À la lueur de ces articles, il apparaît que la prestation compensatoire n’est pas de droit. En effet, ce n’est pas parce qu’un des deux époux gagne plus d’argent que l’autre qu’il doit obligatoirement verser une prestation compensatoire à l’autre époux. Effectivement, la différence de revenus n’est pas l’élément déterminant, car d’autres facteurs doivent être pris en compte.
La Cour d’appel de Paris le rappelle judicieusement dans un arrêt du 5 juin 2014. Dans cet arrêt, la Cour d’appel a estimé que deux critères devaient être pris en compte pour rejeter la demande de prestation compensatoire :
- La relation adultère régulière de l’un des époux,
- L’absence de recherche d’emploi (le manque de motivation au travail et à gagner plus), corrélée au financement par l’autre époux aux charges du mariage.
La prestation compensatoire n’a pas vocation à gommer toute disparité. Il convient de distinguer la disparité subie du fait du divorce, de celle qui découle des choix des époux. Ainsi, un époux qui choisit de ne pas travailler, ou de peu travailler, sans justifier d’une raison particulière, n’est pas éligible à une quelconque prestation compensatoire.
Aussi, l’époux ne peut pas tout avoir, à savoir d’un côté la liberté de vivre ses amours comme il l’entend et de l’autre la sécurité qui découle du mariage.
Il ne peut pas non plus, d’un côté, bénéficier du courage et du travail de son époux, et de l’autre sans le cadre protecteur du mariage.
Pour reprendre la formule du doyen Carbonnier, la prestation doit opérer :
« comme un recomblement, un rééquilibrage objectif non pas entre deux patrimoines, mais entre deux programmes patrimoniaux d’existence ».
Pour choisir de verser ou non une prestation compensatoire, il doit être pris en compte à la fois les choix de vie des deux époux et leur capital respectif.

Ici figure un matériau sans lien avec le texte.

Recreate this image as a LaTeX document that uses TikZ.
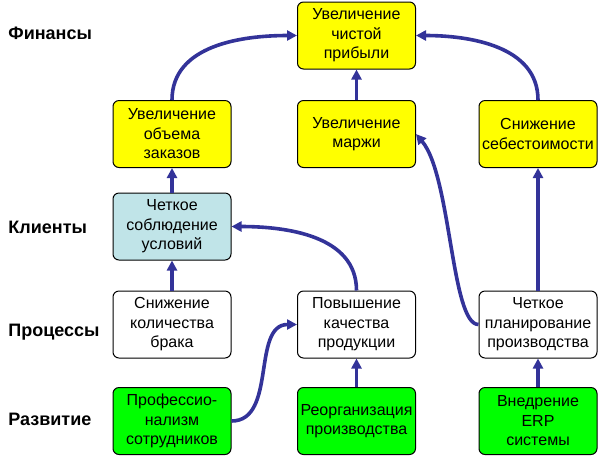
\documentclass[tikz,border=0pt]{standalone}
\usepackage{fontspec}
\setmainfont{Liberation Sans}
\usetikzlibrary{arrows.meta}
\definecolor{linkblue}{RGB}{51,51,153}
\definecolor{boxyellow}{RGB}{255,255,0}
\definecolor{boxblue}{RGB}{192,228,232}
\definecolor{boxgreen}{RGB}{0,255,0}

\begin{document}
\begin{tikzpicture}[x=0.5pt,y=0.5pt,
  box/.style = {rectangle,rounded corners=3pt,draw=black,line width=0.5pt,minimum width=59pt,minimum height=33.5pt,inner sep=0pt,align=center,font=\fontsize{8}{9.75}\selectfont},
  lbl/.style = {anchor=west,inner sep=0pt,font=\fontsize{9}{11}\selectfont\bfseries},
  link/.style = {-{Triangle[length=5pt,width=5pt]},draw=linkblue,line width=1.8pt}]
\useasboundingbox (0,0) rectangle (600,-457);
\foreach \t/\y [count=\i] in {Финансы/33, Клиенты/227, Процессы/332, Развитие/419}
    \node[lbl] (layer\i) at (8,-\y) {\t};
\node[box,fill=boxyellow] (profit) at (356.5,-35.5) {Увеличение\\чистой\\прибыли};
\node[box,fill=boxyellow] (orders) at (172,-134) {Увеличение\\объема\\заказов};
\node[box,fill=boxyellow] (margin) at (356.5,-134) {Увеличение\\маржи};
\node[box,fill=boxyellow] (cost) at (538,-134) {Снижение\\себестоимости};
\node[box,fill=boxblue] (terms) at (172,-226.5) {Четкое\\соблюдение\\условий};
\node[box,fill=white] (defects) at (172,-324.5) {Снижение\\количества\\брака};
\node[box,fill=white] (quality) at (356.5,-324.5) {Повышение\\качества\\продукции};
\node[box,fill=white] (planning) at (538,-324.5) {Четкое\\планирование\\производства};
\node[box,fill=boxgreen] (staff) at (172,-421) {Профессио-\\нализм\\сотрудников};
\node[box,fill=boxgreen] (reorg) at (356.5,-421) {Реорганизация\\производства};
\node[box,fill=boxgreen] (erp) at (538,-421) {Внедрение\\ERP\\системы};
\foreach \a/\b in {terms/orders, margin/profit, defects/terms, reorg/quality, erp/planning, planning/cost}
    \draw[link] (\a) -- (\b);
\draw[link] (orders.north) to[out=90,in=180] (profit.west);
\draw[link] (cost.north) to[out=90,in=0] (profit.east);
\draw[link] (quality.north) to[out=90,in=0] (terms.east);
\draw[link] (staff.east) to[out=0,in=180] (quality.west);
\draw[link] (planning.west) to[out=180,in=-50,out looseness=0.35,in looseness=0.7] (margin.east);
\end{tikzpicture}
\end{document}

Dans un arrêt du 9 octobre 2007, le tribunal de Toulouse a retenu pour refuser tout droit à prestation, l’abandon brutal par la femme de son mari et de sa fille pour s’installer dans le même village avec un autre homme.
La prestation compensatoire n’est pas automatique.
Pour conclure, il convient de reprendre la réflexion d’un éminent juriste, Monsieur le Professeur Philippe Malaurie :
« On peut noter en effet qu’il soit opportun de condamner l’époux « innocent » à entretenir celui qu’il a trompé, abandonné ou maltraité au motif que, objectivement, le divorce révèle une différence de niveau de vie entre les anciens époux. Une telle soupape est nécessaire si l’on veut éviter de débouter les époux du mariage et de la justice ».